------ Input for this task
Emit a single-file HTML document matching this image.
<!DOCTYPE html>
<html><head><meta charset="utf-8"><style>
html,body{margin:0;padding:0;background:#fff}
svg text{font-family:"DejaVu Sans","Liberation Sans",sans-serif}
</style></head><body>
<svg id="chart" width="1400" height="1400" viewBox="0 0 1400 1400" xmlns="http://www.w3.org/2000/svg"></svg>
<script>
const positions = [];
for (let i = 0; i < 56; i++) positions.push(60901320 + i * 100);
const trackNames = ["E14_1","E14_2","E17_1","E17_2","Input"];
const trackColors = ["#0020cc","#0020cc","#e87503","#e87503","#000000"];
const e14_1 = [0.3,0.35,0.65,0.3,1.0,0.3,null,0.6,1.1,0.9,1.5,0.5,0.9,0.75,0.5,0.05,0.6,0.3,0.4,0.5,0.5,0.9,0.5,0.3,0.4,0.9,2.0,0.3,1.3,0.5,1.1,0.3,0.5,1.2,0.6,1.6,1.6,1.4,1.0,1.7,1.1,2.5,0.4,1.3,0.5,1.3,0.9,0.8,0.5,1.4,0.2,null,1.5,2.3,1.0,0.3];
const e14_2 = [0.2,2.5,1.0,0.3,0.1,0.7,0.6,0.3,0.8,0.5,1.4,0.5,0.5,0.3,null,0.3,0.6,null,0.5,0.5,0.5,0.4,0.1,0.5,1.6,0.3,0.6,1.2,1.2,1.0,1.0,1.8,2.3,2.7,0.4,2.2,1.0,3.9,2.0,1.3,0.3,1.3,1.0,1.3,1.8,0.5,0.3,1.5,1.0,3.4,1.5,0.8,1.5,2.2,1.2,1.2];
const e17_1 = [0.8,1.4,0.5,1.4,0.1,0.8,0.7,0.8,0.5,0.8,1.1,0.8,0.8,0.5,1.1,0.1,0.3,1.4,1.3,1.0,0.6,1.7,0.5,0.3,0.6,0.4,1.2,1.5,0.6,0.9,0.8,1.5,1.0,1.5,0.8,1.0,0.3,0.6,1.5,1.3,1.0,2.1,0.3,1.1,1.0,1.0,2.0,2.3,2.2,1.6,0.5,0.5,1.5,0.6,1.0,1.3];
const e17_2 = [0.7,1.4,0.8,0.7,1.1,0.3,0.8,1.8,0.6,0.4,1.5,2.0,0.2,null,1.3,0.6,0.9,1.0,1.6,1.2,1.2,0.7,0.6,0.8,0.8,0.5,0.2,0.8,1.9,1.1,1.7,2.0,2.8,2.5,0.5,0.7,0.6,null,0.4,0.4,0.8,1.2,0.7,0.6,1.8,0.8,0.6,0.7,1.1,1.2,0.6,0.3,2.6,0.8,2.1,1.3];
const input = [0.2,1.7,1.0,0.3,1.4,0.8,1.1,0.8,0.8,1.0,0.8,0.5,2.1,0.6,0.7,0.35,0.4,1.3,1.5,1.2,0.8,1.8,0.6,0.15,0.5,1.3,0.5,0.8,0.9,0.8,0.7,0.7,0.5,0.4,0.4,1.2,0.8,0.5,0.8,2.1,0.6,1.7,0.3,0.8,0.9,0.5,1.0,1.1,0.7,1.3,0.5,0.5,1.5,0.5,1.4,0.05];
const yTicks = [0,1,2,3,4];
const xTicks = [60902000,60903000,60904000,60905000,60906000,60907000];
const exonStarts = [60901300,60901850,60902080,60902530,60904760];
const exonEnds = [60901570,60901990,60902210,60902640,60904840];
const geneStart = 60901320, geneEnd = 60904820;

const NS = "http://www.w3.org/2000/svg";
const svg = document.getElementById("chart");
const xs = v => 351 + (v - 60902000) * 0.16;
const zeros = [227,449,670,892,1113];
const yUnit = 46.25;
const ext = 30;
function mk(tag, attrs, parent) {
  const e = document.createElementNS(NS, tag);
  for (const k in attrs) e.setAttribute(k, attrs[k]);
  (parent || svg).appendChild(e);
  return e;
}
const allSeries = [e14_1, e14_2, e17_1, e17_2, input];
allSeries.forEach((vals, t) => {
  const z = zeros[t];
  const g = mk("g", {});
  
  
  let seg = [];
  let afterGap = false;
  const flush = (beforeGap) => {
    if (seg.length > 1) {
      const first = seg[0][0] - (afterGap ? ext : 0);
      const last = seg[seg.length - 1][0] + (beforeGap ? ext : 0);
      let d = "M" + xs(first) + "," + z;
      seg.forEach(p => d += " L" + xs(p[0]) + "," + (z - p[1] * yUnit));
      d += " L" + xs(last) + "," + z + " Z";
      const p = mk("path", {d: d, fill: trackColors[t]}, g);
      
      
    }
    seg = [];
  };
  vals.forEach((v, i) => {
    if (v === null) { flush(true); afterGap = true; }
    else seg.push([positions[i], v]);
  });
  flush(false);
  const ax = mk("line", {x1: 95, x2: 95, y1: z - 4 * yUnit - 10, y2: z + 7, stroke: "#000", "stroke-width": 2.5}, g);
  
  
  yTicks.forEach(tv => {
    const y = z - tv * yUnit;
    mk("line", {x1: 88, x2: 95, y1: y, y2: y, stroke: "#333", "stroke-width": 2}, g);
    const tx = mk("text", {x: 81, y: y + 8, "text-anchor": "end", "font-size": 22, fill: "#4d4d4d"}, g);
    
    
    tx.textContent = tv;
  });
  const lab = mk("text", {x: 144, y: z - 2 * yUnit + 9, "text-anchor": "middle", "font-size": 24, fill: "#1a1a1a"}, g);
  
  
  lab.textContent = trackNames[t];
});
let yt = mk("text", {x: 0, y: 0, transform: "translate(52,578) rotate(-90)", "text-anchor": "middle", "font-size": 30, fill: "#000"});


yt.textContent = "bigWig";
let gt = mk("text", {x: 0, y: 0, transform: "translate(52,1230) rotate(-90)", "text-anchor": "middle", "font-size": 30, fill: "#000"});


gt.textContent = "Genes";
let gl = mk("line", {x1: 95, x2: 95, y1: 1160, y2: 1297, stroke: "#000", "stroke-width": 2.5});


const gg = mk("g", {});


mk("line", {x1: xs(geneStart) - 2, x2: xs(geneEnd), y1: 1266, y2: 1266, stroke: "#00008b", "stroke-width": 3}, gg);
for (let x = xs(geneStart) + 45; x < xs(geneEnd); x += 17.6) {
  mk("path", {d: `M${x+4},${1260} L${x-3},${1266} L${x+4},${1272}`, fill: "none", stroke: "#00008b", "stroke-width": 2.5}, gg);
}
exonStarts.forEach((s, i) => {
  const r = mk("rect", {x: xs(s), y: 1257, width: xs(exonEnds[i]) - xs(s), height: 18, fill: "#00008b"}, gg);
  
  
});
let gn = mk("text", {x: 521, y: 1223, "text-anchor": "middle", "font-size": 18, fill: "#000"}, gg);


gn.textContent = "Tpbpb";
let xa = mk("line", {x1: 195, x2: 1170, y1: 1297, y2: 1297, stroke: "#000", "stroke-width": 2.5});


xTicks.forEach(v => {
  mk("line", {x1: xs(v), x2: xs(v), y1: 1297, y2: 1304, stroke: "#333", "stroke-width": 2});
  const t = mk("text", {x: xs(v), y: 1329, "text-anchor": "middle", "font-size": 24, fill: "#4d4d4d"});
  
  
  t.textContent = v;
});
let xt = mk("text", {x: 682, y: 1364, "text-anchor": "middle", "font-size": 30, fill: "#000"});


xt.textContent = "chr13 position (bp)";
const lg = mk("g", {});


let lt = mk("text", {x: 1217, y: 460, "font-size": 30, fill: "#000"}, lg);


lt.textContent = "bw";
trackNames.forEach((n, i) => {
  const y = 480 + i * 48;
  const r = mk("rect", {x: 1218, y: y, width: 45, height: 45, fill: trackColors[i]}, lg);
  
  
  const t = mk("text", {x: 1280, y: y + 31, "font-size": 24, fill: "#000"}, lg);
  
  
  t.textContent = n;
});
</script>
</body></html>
------------
------ Input for this task
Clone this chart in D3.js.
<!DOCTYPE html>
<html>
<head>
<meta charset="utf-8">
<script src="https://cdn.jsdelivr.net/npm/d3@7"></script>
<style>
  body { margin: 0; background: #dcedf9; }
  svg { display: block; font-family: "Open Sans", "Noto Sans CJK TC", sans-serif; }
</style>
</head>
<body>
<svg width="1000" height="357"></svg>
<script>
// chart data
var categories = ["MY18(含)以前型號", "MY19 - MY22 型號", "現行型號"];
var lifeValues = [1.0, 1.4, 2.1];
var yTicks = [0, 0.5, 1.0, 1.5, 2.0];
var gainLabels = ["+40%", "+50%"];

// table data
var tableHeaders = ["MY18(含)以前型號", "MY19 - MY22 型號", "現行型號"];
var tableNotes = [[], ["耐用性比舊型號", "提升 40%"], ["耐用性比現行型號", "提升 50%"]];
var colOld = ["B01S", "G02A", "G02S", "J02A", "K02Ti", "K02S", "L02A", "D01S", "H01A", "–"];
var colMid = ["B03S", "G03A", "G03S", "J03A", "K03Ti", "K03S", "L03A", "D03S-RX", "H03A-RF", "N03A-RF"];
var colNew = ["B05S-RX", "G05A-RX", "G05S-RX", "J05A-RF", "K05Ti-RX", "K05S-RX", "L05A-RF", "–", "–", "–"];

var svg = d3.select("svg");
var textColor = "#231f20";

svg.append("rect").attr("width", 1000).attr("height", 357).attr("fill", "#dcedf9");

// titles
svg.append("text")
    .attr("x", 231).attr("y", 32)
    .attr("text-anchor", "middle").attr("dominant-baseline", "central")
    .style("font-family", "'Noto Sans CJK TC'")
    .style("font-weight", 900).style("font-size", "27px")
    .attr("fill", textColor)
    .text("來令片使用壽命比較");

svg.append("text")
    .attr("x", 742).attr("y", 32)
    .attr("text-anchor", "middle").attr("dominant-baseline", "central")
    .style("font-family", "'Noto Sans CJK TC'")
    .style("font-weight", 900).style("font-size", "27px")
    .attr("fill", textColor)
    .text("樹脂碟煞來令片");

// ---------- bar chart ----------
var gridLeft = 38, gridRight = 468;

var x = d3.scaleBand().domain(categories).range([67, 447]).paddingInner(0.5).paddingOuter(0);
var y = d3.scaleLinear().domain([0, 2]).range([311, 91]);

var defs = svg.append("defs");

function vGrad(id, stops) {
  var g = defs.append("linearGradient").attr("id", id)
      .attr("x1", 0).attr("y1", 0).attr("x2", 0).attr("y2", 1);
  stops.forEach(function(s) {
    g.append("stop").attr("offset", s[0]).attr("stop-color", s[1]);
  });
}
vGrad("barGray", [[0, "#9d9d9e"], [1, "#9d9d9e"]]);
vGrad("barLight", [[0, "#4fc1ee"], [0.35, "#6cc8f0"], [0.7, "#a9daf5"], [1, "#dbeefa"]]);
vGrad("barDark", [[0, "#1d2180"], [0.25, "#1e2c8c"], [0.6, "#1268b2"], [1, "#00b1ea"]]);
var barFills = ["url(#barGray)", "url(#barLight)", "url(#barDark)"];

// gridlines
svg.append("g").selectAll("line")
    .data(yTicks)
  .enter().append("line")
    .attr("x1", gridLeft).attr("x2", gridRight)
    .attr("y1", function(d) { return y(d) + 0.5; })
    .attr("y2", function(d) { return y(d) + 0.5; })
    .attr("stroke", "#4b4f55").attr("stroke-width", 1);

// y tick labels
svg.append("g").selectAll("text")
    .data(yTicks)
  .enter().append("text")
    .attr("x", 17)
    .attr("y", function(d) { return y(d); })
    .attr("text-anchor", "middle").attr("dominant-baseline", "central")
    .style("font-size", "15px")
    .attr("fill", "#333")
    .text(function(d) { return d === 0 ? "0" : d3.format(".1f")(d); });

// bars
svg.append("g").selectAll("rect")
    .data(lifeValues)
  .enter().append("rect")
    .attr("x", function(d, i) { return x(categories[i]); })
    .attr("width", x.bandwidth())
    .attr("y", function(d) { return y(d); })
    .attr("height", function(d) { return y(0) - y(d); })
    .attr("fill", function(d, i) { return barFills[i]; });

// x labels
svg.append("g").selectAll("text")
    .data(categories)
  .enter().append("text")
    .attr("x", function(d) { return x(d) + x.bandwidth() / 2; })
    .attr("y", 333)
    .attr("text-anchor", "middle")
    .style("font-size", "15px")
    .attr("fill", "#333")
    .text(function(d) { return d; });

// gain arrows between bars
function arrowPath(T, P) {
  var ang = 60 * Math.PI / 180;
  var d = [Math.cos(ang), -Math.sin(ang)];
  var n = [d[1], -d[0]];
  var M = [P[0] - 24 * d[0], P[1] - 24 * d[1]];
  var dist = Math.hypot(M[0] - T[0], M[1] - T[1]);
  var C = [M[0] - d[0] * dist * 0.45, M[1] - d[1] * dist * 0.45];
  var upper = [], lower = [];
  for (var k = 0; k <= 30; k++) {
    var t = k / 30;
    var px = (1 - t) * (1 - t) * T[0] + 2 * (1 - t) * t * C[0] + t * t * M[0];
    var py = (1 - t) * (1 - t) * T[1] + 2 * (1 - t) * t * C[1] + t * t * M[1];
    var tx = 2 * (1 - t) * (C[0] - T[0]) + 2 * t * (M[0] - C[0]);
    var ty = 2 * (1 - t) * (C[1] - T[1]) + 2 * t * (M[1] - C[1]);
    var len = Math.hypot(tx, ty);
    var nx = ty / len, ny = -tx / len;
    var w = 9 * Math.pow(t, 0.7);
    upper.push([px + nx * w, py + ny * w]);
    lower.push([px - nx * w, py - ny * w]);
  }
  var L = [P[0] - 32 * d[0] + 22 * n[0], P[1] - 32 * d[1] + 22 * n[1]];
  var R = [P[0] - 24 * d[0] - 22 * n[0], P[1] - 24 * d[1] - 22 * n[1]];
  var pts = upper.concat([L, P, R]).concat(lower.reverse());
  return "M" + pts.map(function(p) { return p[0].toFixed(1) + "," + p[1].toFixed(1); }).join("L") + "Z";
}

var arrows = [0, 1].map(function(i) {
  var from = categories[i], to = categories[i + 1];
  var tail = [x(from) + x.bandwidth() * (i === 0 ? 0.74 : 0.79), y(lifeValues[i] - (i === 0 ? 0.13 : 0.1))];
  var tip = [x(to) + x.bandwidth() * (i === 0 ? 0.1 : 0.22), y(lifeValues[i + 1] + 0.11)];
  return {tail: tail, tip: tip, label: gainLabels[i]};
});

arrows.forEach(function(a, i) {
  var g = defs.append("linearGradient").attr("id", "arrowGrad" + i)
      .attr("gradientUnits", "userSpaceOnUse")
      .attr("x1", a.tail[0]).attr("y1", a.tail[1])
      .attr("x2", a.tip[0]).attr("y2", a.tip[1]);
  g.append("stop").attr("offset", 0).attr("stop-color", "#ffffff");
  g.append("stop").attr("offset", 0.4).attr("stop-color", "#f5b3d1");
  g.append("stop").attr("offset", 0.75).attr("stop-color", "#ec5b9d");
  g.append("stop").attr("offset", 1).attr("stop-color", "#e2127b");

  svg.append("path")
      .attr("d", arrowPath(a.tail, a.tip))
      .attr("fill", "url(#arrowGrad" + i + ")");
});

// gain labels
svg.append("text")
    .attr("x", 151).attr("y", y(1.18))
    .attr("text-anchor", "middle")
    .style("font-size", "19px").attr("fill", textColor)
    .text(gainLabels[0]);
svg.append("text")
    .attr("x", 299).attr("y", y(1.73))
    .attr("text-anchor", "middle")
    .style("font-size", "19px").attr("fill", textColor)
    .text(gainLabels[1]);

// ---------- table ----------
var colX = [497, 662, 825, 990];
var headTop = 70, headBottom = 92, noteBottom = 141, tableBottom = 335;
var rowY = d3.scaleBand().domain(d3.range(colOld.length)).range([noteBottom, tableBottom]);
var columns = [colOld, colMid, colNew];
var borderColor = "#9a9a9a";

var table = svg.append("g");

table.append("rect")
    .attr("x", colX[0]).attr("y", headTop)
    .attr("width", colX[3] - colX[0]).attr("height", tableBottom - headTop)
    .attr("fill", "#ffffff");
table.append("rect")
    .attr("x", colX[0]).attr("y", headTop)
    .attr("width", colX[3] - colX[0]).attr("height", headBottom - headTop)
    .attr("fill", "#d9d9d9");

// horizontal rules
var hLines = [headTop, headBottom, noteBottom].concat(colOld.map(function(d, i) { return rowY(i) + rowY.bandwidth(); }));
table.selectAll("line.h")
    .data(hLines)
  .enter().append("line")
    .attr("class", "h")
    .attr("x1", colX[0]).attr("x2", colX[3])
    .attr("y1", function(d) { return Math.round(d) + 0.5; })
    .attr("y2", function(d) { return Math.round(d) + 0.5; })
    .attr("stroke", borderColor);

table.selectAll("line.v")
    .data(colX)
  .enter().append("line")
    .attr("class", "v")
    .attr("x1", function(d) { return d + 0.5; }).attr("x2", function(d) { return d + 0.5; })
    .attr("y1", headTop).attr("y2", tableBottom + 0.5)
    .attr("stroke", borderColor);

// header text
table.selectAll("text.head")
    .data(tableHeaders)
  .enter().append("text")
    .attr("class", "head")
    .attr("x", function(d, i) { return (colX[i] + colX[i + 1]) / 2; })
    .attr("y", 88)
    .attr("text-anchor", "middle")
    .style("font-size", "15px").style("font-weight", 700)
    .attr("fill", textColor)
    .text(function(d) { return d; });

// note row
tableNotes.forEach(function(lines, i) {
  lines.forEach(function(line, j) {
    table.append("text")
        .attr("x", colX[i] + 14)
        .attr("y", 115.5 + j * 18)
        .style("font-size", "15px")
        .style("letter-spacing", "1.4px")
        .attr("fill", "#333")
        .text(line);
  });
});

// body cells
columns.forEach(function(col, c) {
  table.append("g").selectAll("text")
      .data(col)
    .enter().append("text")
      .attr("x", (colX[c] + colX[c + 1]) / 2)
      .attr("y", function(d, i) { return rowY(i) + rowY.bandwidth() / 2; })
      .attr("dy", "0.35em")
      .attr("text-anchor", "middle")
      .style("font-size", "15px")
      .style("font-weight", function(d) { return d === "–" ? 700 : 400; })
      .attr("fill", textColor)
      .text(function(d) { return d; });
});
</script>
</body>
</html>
------------
------ Input for this task
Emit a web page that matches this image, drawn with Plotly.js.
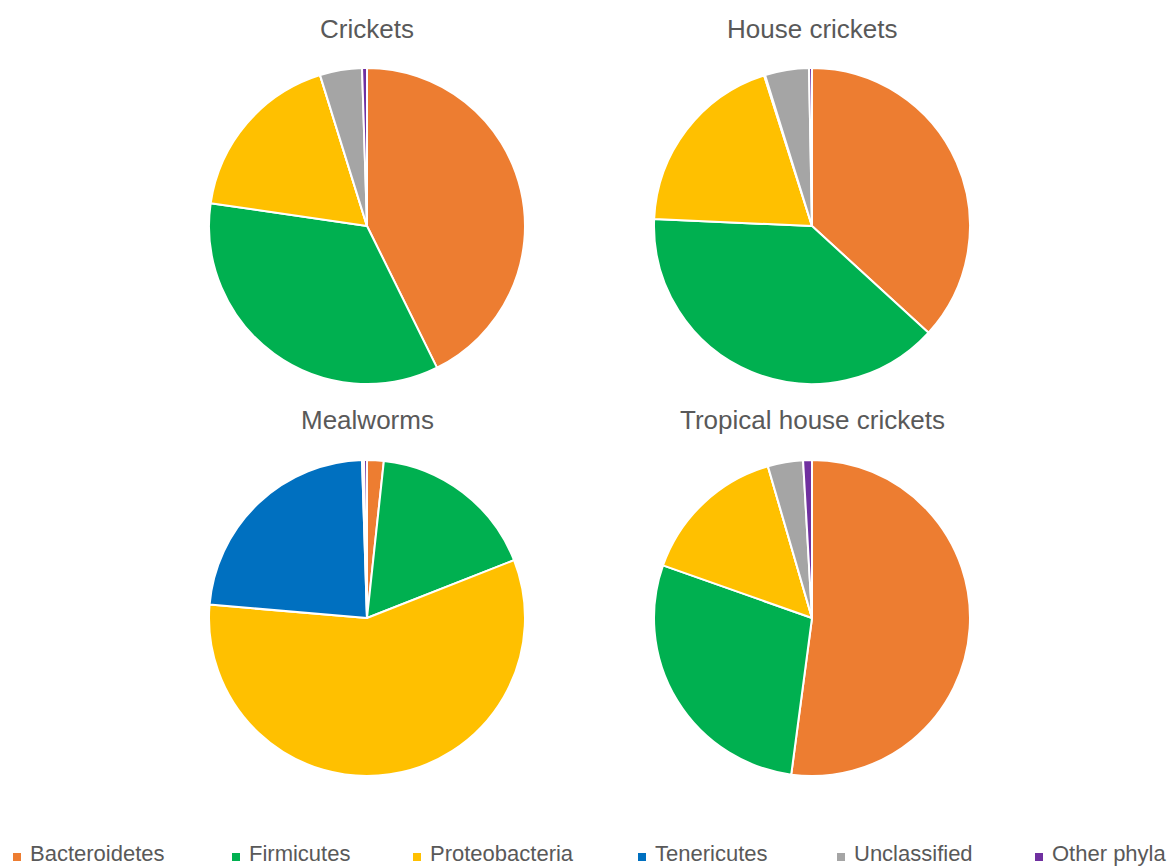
------------
**The problem**
Extract only the lines from the line with "Emit a single-file" through the line with "const geneStart = 60901320, geneEnd", keeping both end lines exactly as they are.

**Solved exercise**
Emit a single-file HTML document matching this image.
<!DOCTYPE html>
<html><head><meta charset="utf-8"><style>
html,body{margin:0;padding:0;background:#fff}
svg text{font-family:"DejaVu Sans","Liberation Sans",sans-serif}
</style></head><body>
<svg id="chart" width="1400" height="1400" viewBox="0 0 1400 1400" xmlns="http://www.w3.org/2000/svg"></svg>
<script>
const positions = [];
for (let i = 0; i < 56; i++) positions.push(60901320 + i * 100);
const trackNames = ["E14_1","E14_2","E17_1","E17_2","Input"];
const trackColors = ["#0020cc","#0020cc","#e87503","#e87503","#000000"];
const e14_1 = [0.3,0.35,0.65,0.3,1.0,0.3,null,0.6,1.1,0.9,1.5,0.5,0.9,0.75,0.5,0.05,0.6,0.3,0.4,0.5,0.5,0.9,0.5,0.3,0.4,0.9,2.0,0.3,1.3,0.5,1.1,0.3,0.5,1.2,0.6,1.6,1.6,1.4,1.0,1.7,1.1,2.5,0.4,1.3,0.5,1.3,0.9,0.8,0.5,1.4,0.2,null,1.5,2.3,1.0,0.3];
const e14_2 = [0.2,2.5,1.0,0.3,0.1,0.7,0.6,0.3,0.8,0.5,1.4,0.5,0.5,0.3,null,0.3,0.6,null,0.5,0.5,0.5,0.4,0.1,0.5,1.6,0.3,0.6,1.2,1.2,1.0,1.0,1.8,2.3,2.7,0.4,2.2,1.0,3.9,2.0,1.3,0.3,1.3,1.0,1.3,1.8,0.5,0.3,1.5,1.0,3.4,1.5,0.8,1.5,2.2,1.2,1.2];
const e17_1 = [0.8,1.4,0.5,1.4,0.1,0.8,0.7,0.8,0.5,0.8,1.1,0.8,0.8,0.5,1.1,0.1,0.3,1.4,1.3,1.0,0.6,1.7,0.5,0.3,0.6,0.4,1.2,1.5,0.6,0.9,0.8,1.5,1.0,1.5,0.8,1.0,0.3,0.6,1.5,1.3,1.0,2.1,0.3,1.1,1.0,1.0,2.0,2.3,2.2,1.6,0.5,0.5,1.5,0.6,1.0,1.3];
const e17_2 = [0.7,1.4,0.8,0.7,1.1,0.3,0.8,1.8,0.6,0.4,1.5,2.0,0.2,null,1.3,0.6,0.9,1.0,1.6,1.2,1.2,0.7,0.6,0.8,0.8,0.5,0.2,0.8,1.9,1.1,1.7,2.0,2.8,2.5,0.5,0.7,0.6,null,0.4,0.4,0.8,1.2,0.7,0.6,1.8,0.8,0.6,0.7,1.1,1.2,0.6,0.3,2.6,0.8,2.1,1.3];
const input = [0.2,1.7,1.0,0.3,1.4,0.8,1.1,0.8,0.8,1.0,0.8,0.5,2.1,0.6,0.7,0.35,0.4,1.3,1.5,1.2,0.8,1.8,0.6,0.15,0.5,1.3,0.5,0.8,0.9,0.8,0.7,0.7,0.5,0.4,0.4,1.2,0.8,0.5,0.8,2.1,0.6,1.7,0.3,0.8,0.9,0.5,1.0,1.1,0.7,1.3,0.5,0.5,1.5,0.5,1.4,0.05];
const yTicks = [0,1,2,3,4];
const xTicks = [60902000,60903000,60904000,60905000,60906000,60907000];
const exonStarts = [60901300,60901850,60902080,60902530,60904760];
const exonEnds = [60901570,60901990,60902210,60902640,60904840];
const geneStart = 60901320, geneEnd = 60904820;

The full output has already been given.